Fears of no more rate cuts surface
Ahead of the Herd published this rambling piece about how Volcker jacked up interest rates and conquered inflation. Fine, granted. But the final paragraph proved that the author has no idea what he's talking about. He concludes:
Our conclusion is that we are in uncharted territory. Everything, including gold, copper, the dollar, interest rates, and inflation is going up. It’s a trend for which there appears to be no historical precedent — apart from the fact that higher interest rates, though painful, eventually lead to the desired result of bringing inflation back into line.

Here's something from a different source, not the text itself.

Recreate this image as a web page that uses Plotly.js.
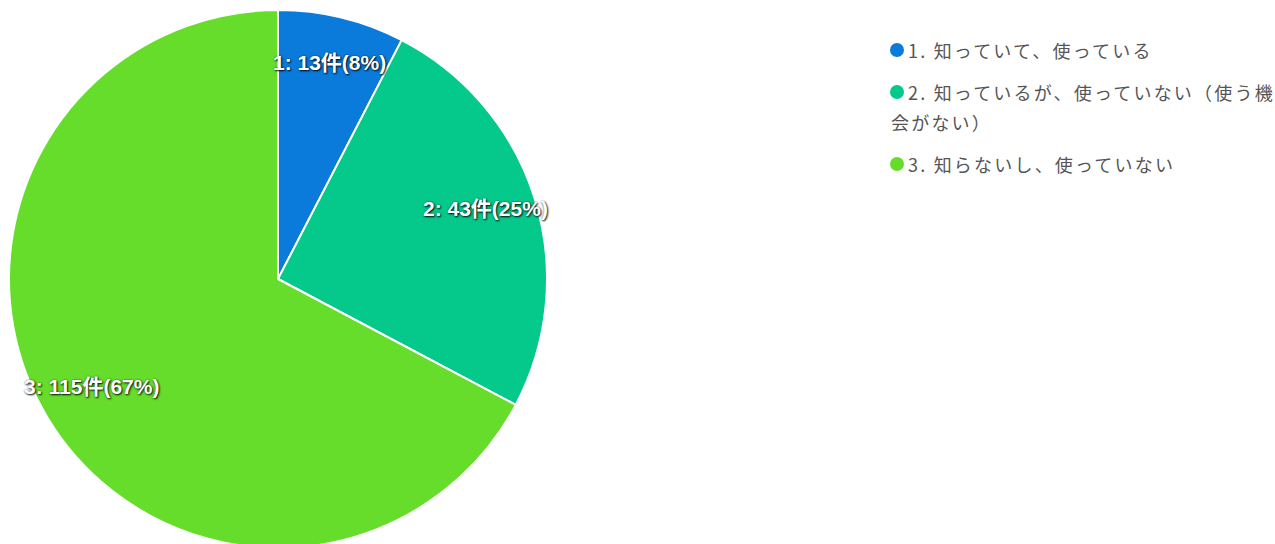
<!DOCTYPE html>
<html><head><meta charset="utf-8">
<script src="https://cdn.plot.ly/plotly-3.0.1.min.js"></script>
<style>html,body{margin:0;padding:0;overflow:hidden;background:#fff}#chart{width:1275px;height:560px}</style>
</head><body><div id="chart"></div>
<script>
const categories = ["1. 知っていて、使っている", "2. 知っているが、使っていない（使う機会がない）", "3. 知らないし、使っていない"];
const legendLines = [["1. 知っていて、使っている"], ["2. 知っているが、使っていない（使う機", "会がない）"], ["3. 知らないし、使っていない"]];
const counts = [13, 43, 115];
const colors = ["#0a7bdb", "#05c98a", "#66dd2b"];

const W = 1275, H = 560;
const cx = 278, cy = 279, R = 269;
const total = counts.reduce((a, b) => a + b, 0);

const annotations = [];
// slice labels placed along each slice's mid-angle
let cum = 0;
counts.forEach((v, i) => {
  const mid = (cum + v / 2) / total * 2 * Math.PI;
  cum += v;
  const f = 0.81;
  const px = cx + f * R * Math.sin(mid);
  const py = cy - f * R * Math.cos(mid);
  annotations.push({
    xref: 'paper', yref: 'paper', x: px / W, y: 1 - py / H, yshift: 5,
    xanchor: 'center', yanchor: 'middle', showarrow: false,
    text: (i + 1) + ': ' + v + '件(' + Math.round(100 * v / total) + '%)',
    font: {family: "'Liberation Sans', Arial, 'Noto Sans CJK JP'", size: 21, weight: 'bold', color: '#ffffff',
           shadow: '1px 1px 2px rgba(0,0,0,0.9), 0px 0px 2px rgba(0,0,0,0.5)'}
  });
});

// legend drawn as text rows with circle markers
const shapes = [];
let ly = 50;
legendLines.forEach((lines, i) => {
  lines.forEach((ln, j) => {
    if (j > 0) ly += 30;
    if (j === 0) {
      shapes.push({type: 'circle', xref: 'paper', yref: 'paper',
        x0: 890 / W, x1: 904 / W, y0: 1 - (ly + 7) / H, y1: 1 - (ly - 7) / H,
        fillcolor: colors[i], line: {width: 0}});
    }
    annotations.push({
      xref: 'paper', yref: 'paper', x: (j === 0 ? 906 : 889) / W, y: 1 - ly / H,
      xanchor: 'left', yanchor: 'middle', showarrow: false, align: 'left',
      text: '<span style="letter-spacing:2.2px">' + ln + '</span>',
      font: {family: "'Noto Sans CJK JP', 'Noto Sans'", size: 18, color: '#555555'}
    });
  });
  ly += 42;
});

const data = [{
  type: 'pie', labels: categories, values: counts, sort: false, direction: 'clockwise', rotation: 0,
  marker: {colors: colors, line: {color: '#ffffff', width: 2}},
  textinfo: 'none', hoverinfo: 'label+value+percent',
  domain: {x: [(cx - R) / W, (cx + R) / W], y: [1 - (cy + R) / H, 1 - (cy - R) / H]}
}];

const layout = {
  width: W, height: H, margin: {l: 0, r: 0, t: 0, b: 0},
  paper_bgcolor: '#ffffff', showlegend: false,
  annotations: annotations, shapes: shapes
};
Plotly.newPlot('chart', data, layout, {displayModeBar: false, staticPlot: true});
</script>
</body></html>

My response: No, we are not in uncharted territory. In every hyperinflationary country, interest rates go to infinity. Doesn't help. There is historical precedent, 1979-1980. This time higher rates cannot conquer inflation through sheer logic, because 93% of the dollar is backed by securities that fall in value when you jack up interest rates.
What I did fine instructive about the article was less its content and more the fact that it was even positing that we could be in a Volcker situation where rates will be jacked up anyway. But the article made absolutely no mention of debt levels and how pulling a Volcker would backrupt the Federal government. There's propaganda everywhere, even in publications that are seemingly on "our side" so to speak.
FWIW, Rafi, your glasses exude just the right amount of nerdiness and intellect. 🤓
Take some time off and rest. Truly rest. That is the only way to lick pneumonia. The metals are resting; the miners are resting too (hell, they're snoring). We can wait on your next missive.